Standards. Who needs them anyway?
Lack of governance in institutions led by Scott Morrison, though, is a recurring theme, so the latest scandals are to be expected. Before entering Parliament, Morrison was sacked by both the New Zealand Tourist Board and its local equivalent, Tourism Australia. In both cases, it is strongly suggested that audit reports uncovered gross breaches of governance in the way he handled public monies, how contracts were awarded and to which companies. Sound familiar? It should. It seems he has learned nothing and the same reckless and possibly corrupt spending of other people’s money will inevitably bring him down again.
And finally, the Court of Disputed Returns is hearing the fake AEC signage case in Melbourne this week. For those not following the story, around polling booths in Glady Liu’s Chisholm seat and Josh Frydenberg’s neighbouring Kooyong seat, signs were placed around polling booths in Mandarin deliberately configured and coloured to look like official Australian Electoral Commission posters. These posters stated that the correct way to vote was to place a ‘1’ next to the Liberal Party candidate. It is clear electoral fraud.
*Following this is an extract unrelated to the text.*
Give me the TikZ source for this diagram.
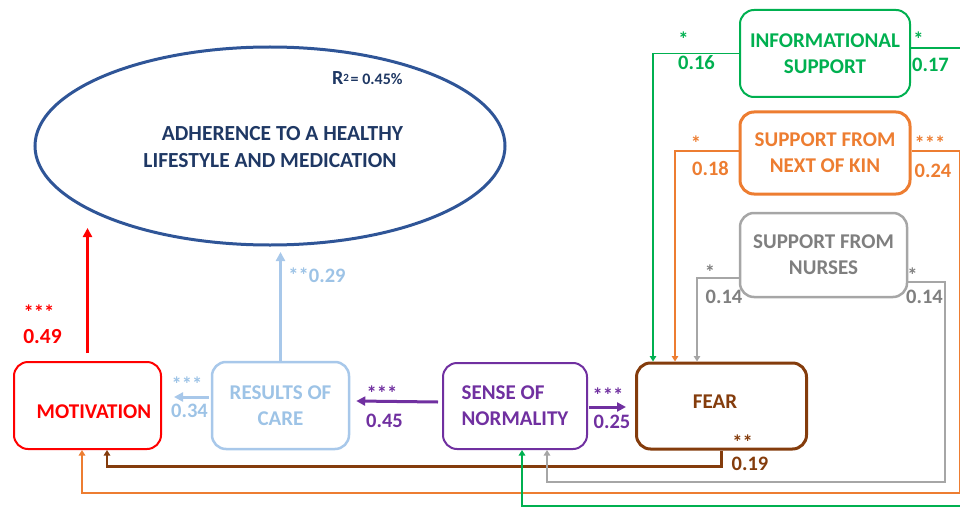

Despite comments made leading up to the hearing, a Senior Liberal Party official stated in court that the posters were deliberately meant to mimic official AEC signage. Damning stuff. Again, from a party willing to do anything to remain in power. At the time of writing, there was no verdict. I suspect the court will rap the Libs over the knuckles and do nothing, meaning, of course, they got away with it. If the court has any integrity it will either declare the results void and force by-elections or even do a recount that eliminates the two Liberal candidates. Time will tell.